Task goal:
The listing below should be printed exactly, every line of it. Skip the pictures.

Code that draws figures
»»

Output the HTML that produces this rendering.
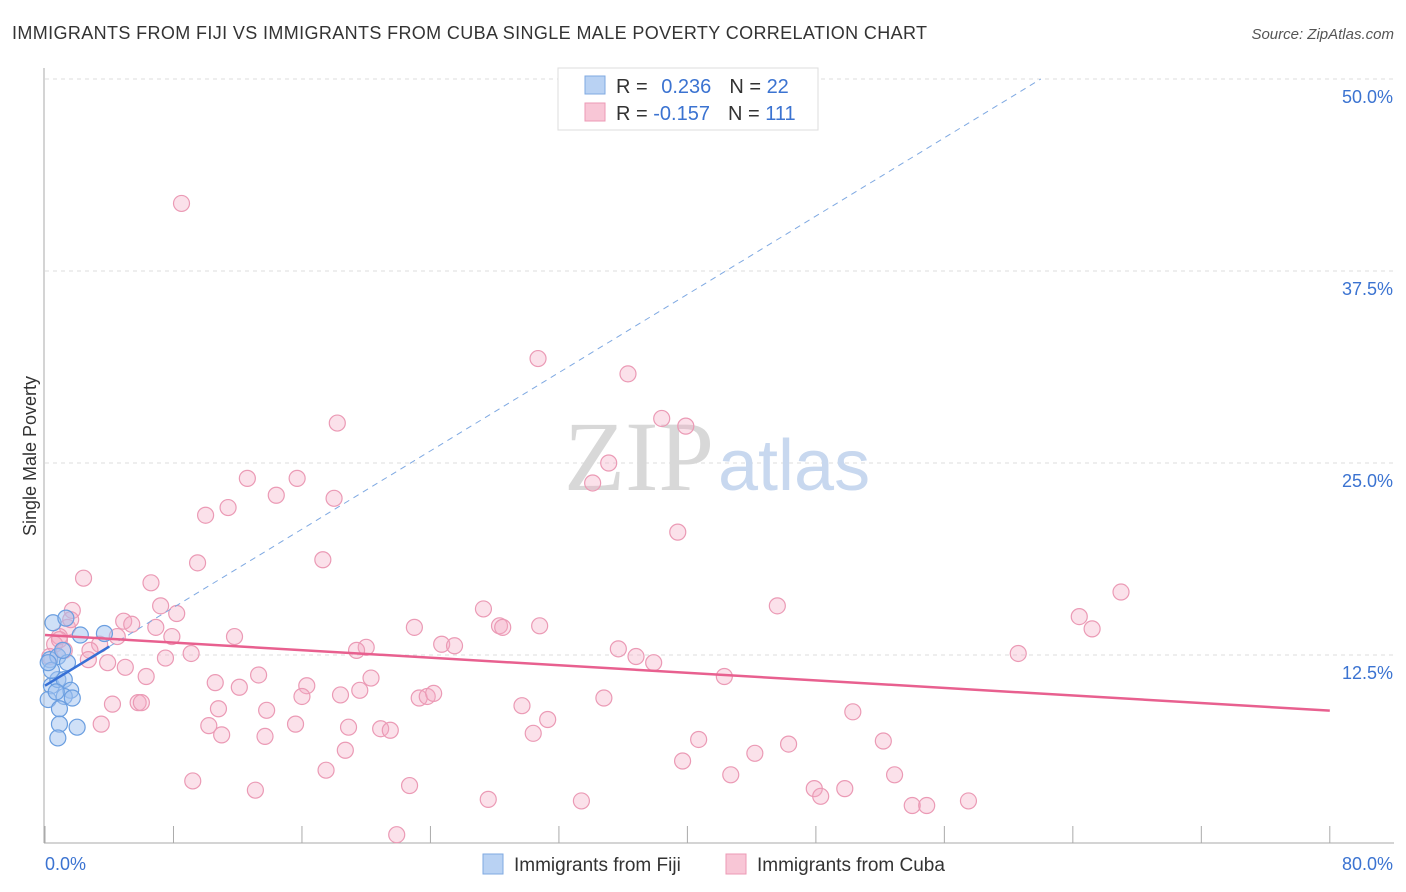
<!DOCTYPE html>
<html><head><meta charset="utf-8"><style>
body{margin:0;background:#fff;font-family:"Liberation Sans",sans-serif;}
svg{display:block}
</style></head><body>
<svg id="c" width="1406" height="892" xmlns="http://www.w3.org/2000/svg">
<text x="12" y="39" font-size="18" fill="#333" textLength="915" lengthAdjust="spacing">IMMIGRANTS FROM FIJI VS IMMIGRANTS FROM CUBA SINGLE MALE POVERTY CORRELATION CHART</text>
<text x="1394" y="39" font-size="15" fill="#555" font-style="italic" text-anchor="end">Source: ZipAtlas.com</text>
<text x="36" y="456" font-size="18" fill="#333" transform="rotate(-90 36 456)" text-anchor="middle">Single Male Poverty</text>
<g id="grid"></g>
<text x="714" y="490" font-size="100" font-family="Liberation Serif,serif" fill="#d8d8d8" text-anchor="end">ZIP</text>
<text x="718" y="490" font-size="72" fill="#c8d8ef">atlas</text>
<g id="pts"></g>
<g id="lines"></g>
<g>
<rect x="558" y="68" width="260" height="62" fill="#fff" stroke="#ddd"/>
<rect x="585" y="76" width="20" height="18" fill="#b9d2f3" stroke="#7fa9e2"/>
<rect x="585" y="103" width="20" height="18" fill="#f8c6d6" stroke="#ec9ab5"/>
<text x="616" y="93" font-size="20" fill="#333">R = <tspan fill="#3b73d1" dx="8">0.236</tspan><tspan dx="18" fill="#333">N = </tspan><tspan fill="#3b73d1">22</tspan></text>
<text x="616" y="120" font-size="20" fill="#333">R = <tspan fill="#3b73d1">-0.157</tspan><tspan dx="18" fill="#333">N = </tspan><tspan fill="#3b73d1">111</tspan></text>
</g>
<g>
<rect x="483" y="854" width="20" height="20" fill="#b9d2f3" stroke="#7fa9e2"/>
<text x="514" y="871" font-size="19" fill="#333">Immigrants from Fiji</text>
<rect x="726" y="854" width="20" height="20" fill="#f8c6d6" stroke="#ec9ab5"/>
<text x="757" y="871" font-size="19" fill="#333">Immigrants from Cuba</text>
</g>
</svg>
<script>
const yTicks=[12.5,25,37.5,50];
const yTickLabels=["12.5%","25.0%","37.5%","50.0%"];
const xTicks=[0,8,16,24,32,40,48,56,64,72,80];
const fijiX=[0.5,1.3,2.2,3.7,0.3,0.8,1.4,0.4,0.8,1.2,1.6,1.2,1.7,0.2,0.9,0.9,2.0,0.8,0.4,1.1,0.2,0.7];
const fijiY=[14.6,14.9,13.8,13.9,12.2,12.4,12.0,10.5,10.9,10.9,10.2,9.8,9.7,9.6,9.0,8.0,7.8,7.1,11.5,12.8,12.0,10.1];
const cubaX=[8.5,30.7,36.3,18.2,38.4,39.9,35.1,34.1,12.6,15.7,14.4,18.0,10.0,11.4,39.4,17.3,9.5,2.4,6.6,67.0,7.2,8.2,27.3,45.6,1.7,4.9,5.4,64.4,28.3,28.5,30.8,23.0,65.2,1.4,6.9,3.4,11.8,4.5,7.9,0.9,0.6,24.7,25.5,20.0,19.4,35.7,36.8,37.9,9.1,7.5,60.6,3.9,5.0,6.3,13.3,42.3,10.6,12.1,16.3,19.6,20.3,18.4,16.0,23.3,23.8,24.2,34.8,4.2,5.8,6.0,10.8,13.8,29.7,50.3,10.2,15.6,18.9,20.9,21.5,3.5,31.3,11.0,13.7,30.4,40.7,46.3,52.2,18.7,44.2,39.7,17.5,42.7,52.9,9.2,22.7,47.9,49.8,13.1,48.3,27.6,33.4,54.0,54.9,57.5,21.9,0.9,1.2,2.8,0.3,2.7,1.6];
const cubaY=[41.9,31.8,30.8,27.6,27.9,27.4,25.0,23.7,24.0,24.0,22.9,22.7,21.6,22.1,20.5,18.7,18.5,17.5,17.2,16.6,15.7,15.2,15.5,15.7,15.4,14.7,14.5,15.0,14.4,14.3,14.4,14.3,14.2,14.3,14.3,13.2,13.7,13.7,13.7,13.7,13.2,13.2,13.1,13.0,12.8,12.9,12.4,12.0,12.6,12.3,12.6,12.0,11.7,11.1,11.2,11.1,10.7,10.4,10.5,10.2,11.0,9.9,9.8,9.7,9.8,10.0,9.7,9.3,9.4,9.4,9.0,8.9,9.2,8.8,7.9,8.0,7.8,7.7,7.6,8.0,8.3,7.3,7.2,7.4,7.0,6.7,6.9,6.3,6.1,5.6,5.0,4.7,4.7,4.3,4.0,3.8,3.8,3.7,3.3,3.1,3.0,2.7,2.7,3.0,0.8,13.5,12.8,12.8,12.4,12.2,14.8];
const fijiTrend=[10.5,0.637];
const cubaTrend=[13.8,-0.0615];
const NS="http://www.w3.org/2000/svg";
const sx=v=>45+v*16.06, sy=v=>847-v*15.36;
function mk(t,a,p){const e=document.createElementNS(NS,t);for(const k in a)e.setAttribute(k,a[k]);p.appendChild(e);return e;}
const grid=document.getElementById('grid');
yTicks.forEach((t,i)=>{
 const l=mk('line',{x1:45,x2:1394,y1:sy(t),y2:sy(t),stroke:'#ddd','stroke-dasharray':'4 4'},grid);
 
 
 const tx=mk('text',{x:1393,y:sy(t)+24,'font-size':18,fill:'#3b73d1','text-anchor':'end'},grid);
 tx.textContent=yTickLabels[i];
 
 
});
const ax=mk('line',{x1:44,x2:44,y1:68,y2:843,stroke:'#aaa'},grid);


const bx=mk('line',{x1:44,x2:1394,y1:843,y2:843,stroke:'#aaa'},grid);


xTicks.forEach(t=>{const l=mk('line',{x1:sx(t),x2:sx(t),y1:826,y2:843,stroke:'#aaa'},grid);
 
 });
[[0,'0.0%','start',45],[80,'80.0%','end',1393]].forEach(a=>{const tx=mk('text',{x:a[3],y:870,'font-size':18,fill:'#3b73d1','text-anchor':a[2]},grid);tx.textContent=a[1];
 
 });
const pts=document.getElementById('pts');
cubaX.forEach((x,i)=>{const c=mk('circle',{cx:sx(x),cy:sy(cubaY[i]),r:8,fill:'rgba(244,170,196,0.35)',stroke:'#eb9ab5','stroke-width':1.2},pts);
 
 });
fijiX.forEach((x,i)=>{const c=mk('circle',{cx:sx(x),cy:sy(fijiY[i]),r:8,fill:'rgba(160,194,240,0.5)',stroke:'#6a9ee0','stroke-width':1.2},pts);
 
 });
const lines=document.getElementById('lines');
const fEnd=(50-fijiTrend[0])/fijiTrend[1];
const fd=mk('line',{x1:sx(4),y1:sy(fijiTrend[0]+4*fijiTrend[1]),x2:sx(fEnd),y2:sy(50),stroke:'#7fa9e2','stroke-dasharray':'6 5','stroke-width':1},lines);


const fs=mk('line',{x1:sx(0),y1:sy(fijiTrend[0]),x2:sx(4),y2:sy(fijiTrend[0]+4*fijiTrend[1]),stroke:'#3670d6','stroke-width':2.5},lines);


const cl=mk('line',{x1:sx(0),y1:sy(cubaTrend[0]),x2:sx(80),y2:sy(cubaTrend[0]+80*cubaTrend[1]),stroke:'#e8608f','stroke-width':2.5},lines);


</script>
</body></html>
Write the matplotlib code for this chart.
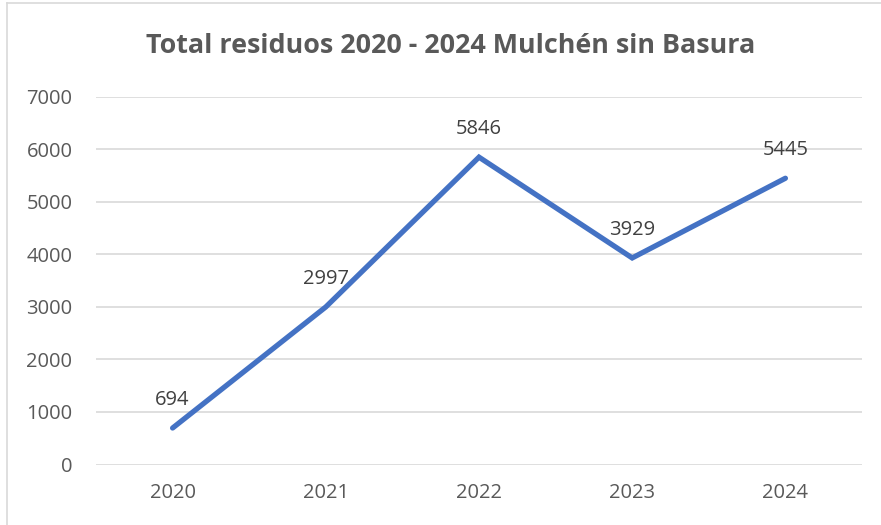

««

Problem solution:
Output the HTML that produces this rendering.
<!DOCTYPE html>
<html><head><meta charset="utf-8"><style>
body{margin:0;background:#fff;font-family:"Liberation Sans",sans-serif;}
svg{display:block}
</style></head><body>
<svg id="c" width="1406" height="892" xmlns="http://www.w3.org/2000/svg">
<text x="12" y="39" font-size="18" fill="#333" textLength="915" lengthAdjust="spacing">IMMIGRANTS FROM FIJI VS IMMIGRANTS FROM CUBA SINGLE MALE POVERTY CORRELATION CHART</text>
<text x="1394" y="39" font-size="15" fill="#555" font-style="italic" text-anchor="end">Source: ZipAtlas.com</text>
<text x="36" y="456" font-size="18" fill="#333" transform="rotate(-90 36 456)" text-anchor="middle">Single Male Poverty</text>
<g id="grid"></g>
<text x="714" y="490" font-size="100" font-family="Liberation Serif,serif" fill="#d8d8d8" text-anchor="end">ZIP</text>
<text x="718" y="490" font-size="72" fill="#c8d8ef">atlas</text>
<g id="pts"></g>
<g id="lines"></g>
<g>
<rect x="558" y="68" width="260" height="62" fill="#fff" stroke="#ddd"/>
<rect x="585" y="76" width="20" height="18" fill="#b9d2f3" stroke="#7fa9e2"/>
<rect x="585" y="103" width="20" height="18" fill="#f8c6d6" stroke="#ec9ab5"/>
<text x="616" y="93" font-size="20" fill="#333">R = <tspan fill="#3b73d1" dx="8">0.236</tspan><tspan dx="18" fill="#333">N = </tspan><tspan fill="#3b73d1">22</tspan></text>
<text x="616" y="120" font-size="20" fill="#333">R = <tspan fill="#3b73d1">-0.157</tspan><tspan dx="18" fill="#333">N = </tspan><tspan fill="#3b73d1">111</tspan></text>
</g>
<g>
<rect x="483" y="854" width="20" height="20" fill="#b9d2f3" stroke="#7fa9e2"/>
<text x="514" y="871" font-size="19" fill="#333">Immigrants from Fiji</text>
<rect x="726" y="854" width="20" height="20" fill="#f8c6d6" stroke="#ec9ab5"/>
<text x="757" y="871" font-size="19" fill="#333">Immigrants from Cuba</text>
</g>
</svg>
<script>
const yTicks=[12.5,25,37.5,50];
const yTickLabels=["12.5%","25.0%","37.5%","50.0%"];
const xTicks=[0,8,16,24,32,40,48,56,64,72,80];
const fijiX=[0.5,1.3,2.2,3.7,0.3,0.8,1.4,0.4,0.8,1.2,1.6,1.2,1.7,0.2,0.9,0.9,2.0,0.8,0.4,1.1,0.2,0.7];
const fijiY=[14.6,14.9,13.8,13.9,12.2,12.4,12.0,10.5,10.9,10.9,10.2,9.8,9.7,9.6,9.0,8.0,7.8,7.1,11.5,12.8,12.0,10.1];
const cubaX=[8.5,30.7,36.3,18.2,38.4,39.9,35.1,34.1,12.6,15.7,14.4,18.0,10.0,11.4,39.4,17.3,9.5,2.4,6.6,67.0,7.2,8.2,27.3,45.6,1.7,4.9,5.4,64.4,28.3,28.5,30.8,23.0,65.2,1.4,6.9,3.4,11.8,4.5,7.9,0.9,0.6,24.7,25.5,20.0,19.4,35.7,36.8,37.9,9.1,7.5,60.6,3.9,5.0,6.3,13.3,42.3,10.6,12.1,16.3,19.6,20.3,18.4,16.0,23.3,23.8,24.2,34.8,4.2,5.8,6.0,10.8,13.8,29.7,50.3,10.2,15.6,18.9,20.9,21.5,3.5,31.3,11.0,13.7,30.4,40.7,46.3,52.2,18.7,44.2,39.7,17.5,42.7,52.9,9.2,22.7,47.9,49.8,13.1,48.3,27.6,33.4,54.0,54.9,57.5,21.9,0.9,1.2,2.8,0.3,2.7,1.6];
const cubaY=[41.9,31.8,30.8,27.6,27.9,27.4,25.0,23.7,24.0,24.0,22.9,22.7,21.6,22.1,20.5,18.7,18.5,17.5,17.2,16.6,15.7,15.2,15.5,15.7,15.4,14.7,14.5,15.0,14.4,14.3,14.4,14.3,14.2,14.3,14.3,13.2,13.7,13.7,13.7,13.7,13.2,13.2,13.1,13.0,12.8,12.9,12.4,12.0,12.6,12.3,12.6,12.0,11.7,11.1,11.2,11.1,10.7,10.4,10.5,10.2,11.0,9.9,9.8,9.7,9.8,10.0,9.7,9.3,9.4,9.4,9.0,8.9,9.2,8.8,7.9,8.0,7.8,7.7,7.6,8.0,8.3,7.3,7.2,7.4,7.0,6.7,6.9,6.3,6.1,5.6,5.0,4.7,4.7,4.3,4.0,3.8,3.8,3.7,3.3,3.1,3.0,2.7,2.7,3.0,0.8,13.5,12.8,12.8,12.4,12.2,14.8];
const fijiTrend=[10.5,0.637];
const cubaTrend=[13.8,-0.0615];
const NS="http://www.w3.org/2000/svg";
const sx=v=>45+v*16.06, sy=v=>847-v*15.36;
function mk(t,a,p){const e=document.createElementNS(NS,t);for(const k in a)e.setAttribute(k,a[k]);p.appendChild(e);return e;}
const grid=document.getElementById('grid');
yTicks.forEach((t,i)=>{
 const l=mk('line',{x1:45,x2:1394,y1:sy(t),y2:sy(t),stroke:'#ddd','stroke-dasharray':'4 4'},grid);
 
 
 const tx=mk('text',{x:1393,y:sy(t)+24,'font-size':18,fill:'#3b73d1','text-anchor':'end'},grid);
 tx.textContent=yTickLabels[i];
 
 
});
const ax=mk('line',{x1:44,x2:44,y1:68,y2:843,stroke:'#aaa'},grid);


const bx=mk('line',{x1:44,x2:1394,y1:843,y2:843,stroke:'#aaa'},grid);


xTicks.forEach(t=>{const l=mk('line',{x1:sx(t),x2:sx(t),y1:826,y2:843,stroke:'#aaa'},grid);
 
 });
[[0,'0.0%','start',45],[80,'80.0%','end',1393]].forEach(a=>{const tx=mk('text',{x:a[3],y:870,'font-size':18,fill:'#3b73d1','text-anchor':a[2]},grid);tx.textContent=a[1];
 
 });
const pts=document.getElementById('pts');
cubaX.forEach((x,i)=>{const c=mk('circle',{cx:sx(x),cy:sy(cubaY[i]),r:8,fill:'rgba(244,170,196,0.35)',stroke:'#eb9ab5','stroke-width':1.2},pts);
 
 });
fijiX.forEach((x,i)=>{const c=mk('circle',{cx:sx(x),cy:sy(fijiY[i]),r:8,fill:'rgba(160,194,240,0.5)',stroke:'#6a9ee0','stroke-width':1.2},pts);
 
 });
const lines=document.getElementById('lines');
const fEnd=(50-fijiTrend[0])/fijiTrend[1];
const fd=mk('line',{x1:sx(4),y1:sy(fijiTrend[0]+4*fijiTrend[1]),x2:sx(fEnd),y2:sy(50),stroke:'#7fa9e2','stroke-dasharray':'6 5','stroke-width':1},lines);


const fs=mk('line',{x1:sx(0),y1:sy(fijiTrend[0]),x2:sx(4),y2:sy(fijiTrend[0]+4*fijiTrend[1]),stroke:'#3670d6','stroke-width':2.5},lines);


const cl=mk('line',{x1:sx(0),y1:sy(cubaTrend[0]),x2:sx(80),y2:sy(cubaTrend[0]+80*cubaTrend[1]),stroke:'#e8608f','stroke-width':2.5},lines);


</script>
</body></html>
Write the matplotlib code for this chart.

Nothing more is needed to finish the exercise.